= Robert Falcucci =

French painter (1900–1989)

Robert Falcucci (10 April 1900 – 13 May 1989) was a French illustrator. He was born in Châteauroux, France of Joseph, from the village of Verdesis in Castagniccia (Corsica) and Solange Fabulet, from Berry. He died at his home in Saint-Aubin.

==Personal==
In 1903 his father, a postmaster, was appointed to Saint-Aubin-Châteauneuf (Yonne, Burgundy). He transferred in 1911 to Héry (Yonne, Burgundy) to facilitate transportation to Auxerre where the young Robert was educated at Lycée Paul Bert. He was introduced to drawing and painting by Cecile Cavaille-Coll (1854–1944), granddaughter of the famous organ builder, Aristide Cavaillé-Coll (1811–1899), painter and designer. In 1919 he performed military service in Paris.

Released too late from his military service, he competed at the École des Beaux-Arts. He was accepted at the Galeries des Beaux-Arts and admitted to the École Normale Supérieure des Arts Décoratifs in Paris. In Paris he met Emmanuel Cavaille-Coll (1860–1922), brother of Cecilia, renowned designer and watercolorist.

In 1924 he married Odile Ginioux with whom he had seven children.

==Career==
He worked for the Renault car company from 1923 to 1927, directing many magazine advertising pages, especially for Omnia and Automobilia. In 1927 he signed the color page of the magazine L'Illustration for 14 June and visited Marrakesh and the High Atlas.

He worked for couturier Paul Poiret (1879–1944) in 1928. He signed several commercials under the pseudonym "Wurci directory of luxury Pan", for industries and luxury shops. Later he worked for Poiret's ABC magazine.

In the 1930s, he illustrated the program for the Monte Carlo Rally (1931), and a poster for PLM advertising the Juan les Pins-Antibes connection (1937).

In the 1940s he participated in Workshop 4, rue Georges Berger (Paris 17th) (1943), illustrated the work of R. Hervouin Guynemer legendary hero (1944) and the works of P. Riber, The weighted and Open arrow (1945) and the Colomba editions of Mérimée Barry (1946).
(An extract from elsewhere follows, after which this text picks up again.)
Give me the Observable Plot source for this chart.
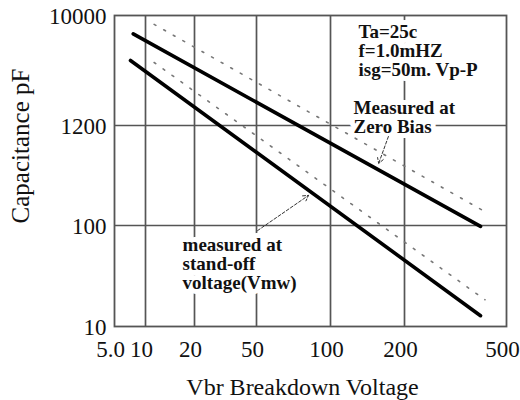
<!DOCTYPE html>
<html>
<head>
<meta charset="utf-8">
<script src="https://cdn.jsdelivr.net/npm/d3@7"></script>
<script src="https://cdn.jsdelivr.net/npm/@observablehq/plot@0.6"></script>
<style>
  html, body { margin: 0; padding: 0; background: #fff; }
</style>
</head>
<body>
<div id="chart"></div>
<script>
// ---- data ----
const xTicks = [5, 10, 20, 50, 100, 200, 500];
const xTickLabels = ["5.0", "10", "20", "50", "100", "200", "500"];
const yTicks = [10, 100, 1000, 10000];
const yTickLabels = ["10", "100", "1200", "10000"];
const xGrid = [10, 20, 50, 100, 200];
const yGrid = [100, 1000];

// solid curves (measured)
const zeroBiasV = [7.6, 396];
const zeroBiasPF = [6800, 98];
const standoffV = [7.15, 396];
const standoffPF = [3900, 12.8];
// dotted curves
const zeroBiasDotV = [11.3, 405];
const zeroBiasDotPF = [8300, 141];
const standoffDotV = [11.3, 412];
const standoffDotPF = [3740, 18.4];

// annotations
const noteText = ["Ta=25c\nf=1.0mHZ\nisg=50m. Vp-P", "Measured at\nZero Bias", "measured at\nstand-off\nvoltage(Vmw)"];
const noteV = [130, 124, 16.9];
const notePF = [4808, 1195, 42.1];
const arrowV1 = [172, 50.5];
const arrowPF1 = [776, 89];
const arrowV2 = [157, 81.4];
const arrowPF2 = [417, 200];

const xTitle = "Vbr Breakdown Voltage";
const yTitle = "Capacitance pF";

// ---- build tables ----
const series = [
  {v: zeroBiasV, c: zeroBiasPF, name: "zero"},
  {v: standoffV, c: standoffPF, name: "standoff"}
].flatMap(s => s.v.map((v, i) => ({v, c: s.c[i], name: s.name})));
const dotted = [
  {v: zeroBiasDotV, c: zeroBiasDotPF, name: "zeroDot"},
  {v: standoffDotV, c: standoffDotPF, name: "standoffDot"}
].flatMap(s => s.v.map((v, i) => ({v, c: s.c[i], name: s.name})));
const notes = noteText.map((t, i) => ({t, v: noteV[i], c: notePF[i]}));
const arrows = arrowV1.map((v, i) => ({v1: v, c1: arrowPF1[i], v2: arrowV2[i], c2: arrowPF2[i]}));
const xLabelRows = xTicks.map((v, i) => ({v, t: xTickLabels[i]}));
const yLabelRows = yTicks.map((c, i) => ({c, t: yTickLabels[i]}));

const font = "'Liberation Serif', 'Times New Roman', serif";

const chart = Plot.plot({
  width: 520,
  height: 400,
  marginLeft: 114,
  marginRight: 14,
  marginTop: 15,
  marginBottom: 74,
  style: {fontFamily: font, fontSize: "22px", color: "#111", background: "#fff"},
  x: {type: "log", domain: xTicks, range: [114, 145, 194, 256, 330, 404, 506], axis: null},
  y: {type: "log", domain: yTicks, range: [326, 225, 125, 15], axis: null},
  marks: [
    Plot.ruleX(xGrid, {stroke: "#555", strokeWidth: 1.7}),
    Plot.ruleY(yGrid, {stroke: "#555", strokeWidth: 1.7}),
    Plot.frame({stroke: "#555", strokeWidth: 1.8}),
    Plot.text(xLabelRows, {
      x: "v", text: "t", frameAnchor: "bottom", textAnchor: "middle", lineAnchor: "middle",
      dy: 23, dx: -4, fontSize: 23, fill: "#111"
    }),
    Plot.text(yLabelRows, {
      y: "c", text: "t", frameAnchor: "left", textAnchor: "end", lineAnchor: "middle",
      dx: -8, dy: 1, fontSize: 23, fill: "#111"
    }),
    Plot.text([xTitle], {frameAnchor: "bottom", textAnchor: "middle", lineAnchor: "middle", dx: -8, dy: 61, fontSize: 24, fill: "#111"}),
    Plot.text([yTitle], {frameAnchor: "left", textAnchor: "middle", lineAnchor: "middle", dx: -94, dy: -25, rotate: -90, fontSize: 25, fill: "#111"}),
    Plot.text(notes, {
      x: "v", y: "c", text: "t", textAnchor: "start", lineAnchor: "middle",
      lineHeight: 1, fontSize: 19, fontWeight: "bold", fill: "#111",
      stroke: "white", strokeWidth: 10
    }),
    Plot.line(dotted, {x: "v", y: "c", z: "name", stroke: "#777", strokeWidth: 1.6, strokeDasharray: "2,9"}),
    Plot.line(series, {x: "v", y: "c", z: "name", stroke: "#000", strokeWidth: 3.6}),
    Plot.arrow(arrows, {
      x1: "v1", y1: "c1", x2: "v2", y2: "c2",
      stroke: "#333", strokeWidth: 1, strokeDasharray: "3,2", headLength: 9
    })
  ]
});
document.getElementById("chart").appendChild(chart);
</script>
</body>
</html>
In 1948 he worked as Painter of the Army.

In the 1950s he decorated the first Caravelle (1957) and A Gallery Cathedral for the Royal Rue Royale. (1958)

In the 1960s he designed decorations for the Boeing 707: Maintenon, Compiègne. He visited Algeria to serve in a company of infantry in Great Kabylie (1960). He designed the statue of monumental Sacred Heart Chapel Saint-Pierre (crypt) (1960). He designed the official program of the Cannes Film Festival (1967).
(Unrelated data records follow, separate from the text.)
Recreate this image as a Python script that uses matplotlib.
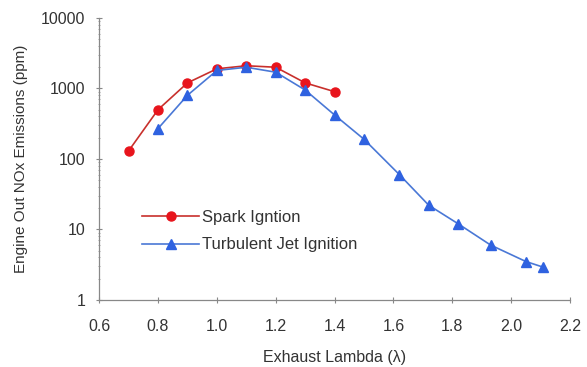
import matplotlib
matplotlib.use('Agg')
import matplotlib.pyplot as plt
from matplotlib.ticker import LogLocator, FixedLocator

plt.rcParams['font.family'] = ['Liberation Sans', 'DejaVu Sans']

# Spark ignition data
si_lambda = [0.70, 0.80, 0.90, 1.00, 1.10, 1.20, 1.30, 1.40]
si_nox = [130, 500, 1200, 1900, 2100, 2000, 1200, 900]

# Turbulent jet ignition data
tji_lambda = [0.80, 0.90, 1.00, 1.10, 1.20, 1.30, 1.40, 1.50, 1.62, 1.72, 1.82, 1.93, 2.05, 2.11]
tji_nox = [270, 800, 1800, 2000, 1700, 950, 420, 190, 60, 22, 12, 6, 3.5, 2.9]

x_ticks = [0.6, 0.8, 1.0, 1.2, 1.4, 1.6, 1.8, 2.0, 2.2]
y_ticks = [1, 10, 100, 1000, 10000]

fig = plt.figure(figsize=(5.87, 3.67), dpi=100)
ax = fig.add_axes([0.169, 0.183, 0.802, 0.768])

ax.plot(si_lambda, si_nox, color='#c8302c', marker='o', markersize=6.5,
        markerfacecolor='#e8141c', markeredgecolor='#e8141c', linewidth=1.2,
        label='Spark Igntion')
ax.plot(tji_lambda, tji_nox, color='#4a78d6', marker='^', markersize=7,
        markerfacecolor='#2f62e0', markeredgecolor='#2f62e0', linewidth=1.2,
        label='Turbulent Jet Ignition')

ax.set_yscale('log')
ax.set_xlim(0.6, 2.2)
ax.set_ylim(1, 10000)
ax.xaxis.set_major_locator(FixedLocator(x_ticks))
ax.yaxis.set_major_locator(FixedLocator(y_ticks))
ax.yaxis.set_minor_locator(LogLocator(base=10, subs=range(2, 10)))
ax.set_xticklabels(['%.1f' % v for v in x_ticks])
ax.set_yticklabels([str(v) for v in y_ticks])

for side in ['top', 'right']:
    ax.spines[side].set_visible(False)
for side in ['left', 'bottom']:
    ax.spines[side].set_color('#888888')
    ax.spines[side].set_linewidth(0.9)

ax.tick_params(axis='x', which='major', direction='inout', length=4,
               color='#888888', labelsize=11.5, labelcolor='#333333', pad=12)
ax.tick_params(axis='y', which='major', direction='inout', length=4,
               color='#888888', labelsize=11.5, labelcolor='#333333', pad=8)
ax.tick_params(axis='y', which='minor', direction='inout', length=2,
               color='#999999')

ax.set_xlabel('Exhaust Lambda (\u03bb)', fontsize=11.5, color='#333333', labelpad=11)
ax.set_ylabel('Engine Out NOx Emissions (ppm)', fontsize=11, color='#333333', labelpad=9)

ax.legend(loc='lower left', bbox_to_anchor=(0.06, 0.115), frameon=False,
          fontsize=12, handlelength=3.4, labelspacing=0.75, handletextpad=0.15,
          labelcolor='#333333')

fig.savefig('out.png', dpi=100, facecolor='white')
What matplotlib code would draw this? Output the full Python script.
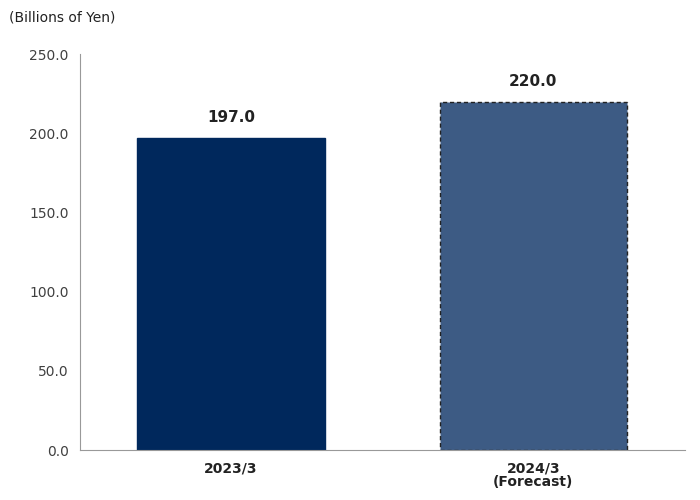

In the 1970s he moved to Saint-Aubin-Château-Neuf (Burgundy) after restoration of a former abandoned road. The lane is now "Falcucci alley" (1970).

In the 1980s he was Painter of the Army, selected to create the cover of the official program of the national holiday on 14 July (1982). He was the Painter of Light. The Basilica of St. Pius X in Lourdes (Hautes-Pyrénées) is decorated with a set of gémmaux made from his models (1985).